战争,本来就意味着流血与牺牲,克劳塞维茨在其《战争论》一再强调:“战争是迫使敌人服从我们意志的一种暴力行为,而暴力的使用是没有限度的”。为了赢得战争的胜利,手段是只有想不到,没有做不到,因为谁也无法承担国家战败而遭受屈辱的责任。在战争中的仁慈总是让人容易接受,则战争中的残忍而让人感到战争的无情,其实这是战争的本来属性决定的,它本来就是一种使用暴力的行为。如果要避免暴力的出现,我们需要做的应该是避免战争,而不是在战争开始后指责其残忍性。不是极端的仁慈就是极端的残忍,可能是让战争的残酷性相对降低的一种做法,如果我们联想一下在二战中美国人的两颗原子弹让日本人顿时停止了抵抗,这于日本很多普通百姓来说是极端的仁慈,而于整个战局来说,却提前结束了战争,避免了更多人的死亡。纵观《亚历山大远征记》全书,实际上采取极端残忍手段的城市是屈指可数的,极端残忍的例子除了本文中提到的三例之外很少见了,而更多的城市是主动投诚的。严厉使人害怕,仁慈使人和解,然也。而能良好的运用怀柔与暴力,则是高明的艺术了.
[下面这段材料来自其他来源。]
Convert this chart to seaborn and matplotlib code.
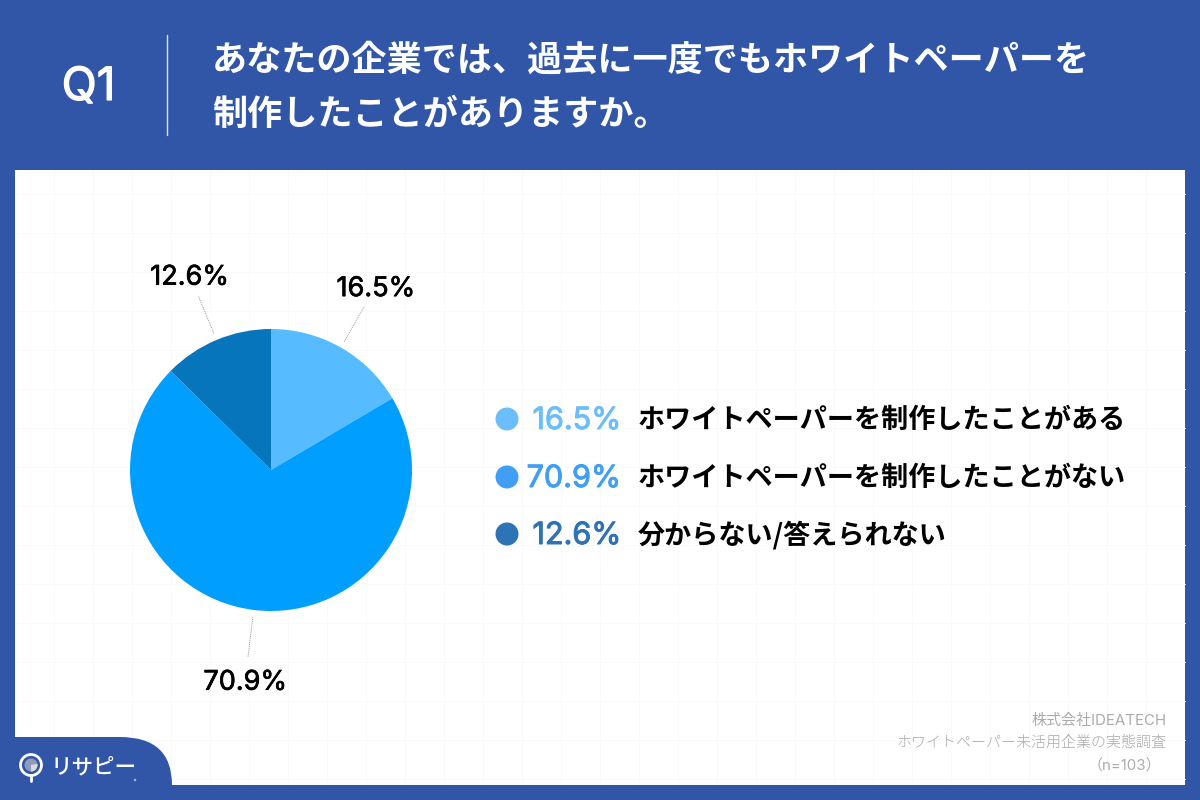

当亚历山大彻底打败大流士,攻克巴比仑后,亚历山大所面对的不再是波斯统治不够牢固的国土,而进入了波斯人的中心地带,按照常理来说,波斯人的抵抗应该比以前更为激烈,但是实际情况不是这样,其中的关键在于亚历山大已经彻底击败了大流士。
马基雅维利在其经典著作《君主论》的第四章《为什么亚历山大大帝所征服的大流士王国在其死后没有背叛其后继者》中,把君主国分为两个类型,一种是由一位君主以及一群臣仆所统治,第二种是君主和诸侯统治。马基雅维利依据自己的经验,认为第一种君主国不容易被打败,但是一旦将其打败,保有它却是容易的。而波斯则与第一种君主国相似,大流士战死后,波斯人失去了效忠的对象,亚历山大对波斯帝国疆土的保卫者采取了怀柔拉拢的政策,而这种政策显然是非常合理的。
亚历山大大帝通过有效的政治手段,牢固的稳定了已占领地区,而不需要在这些地区浪费过多的兵力,否则,以波斯帝国的庞大,凭借亚历山大区区数万部队,早就分散在这广袤的国土上疲于奔命,土崩瓦解了。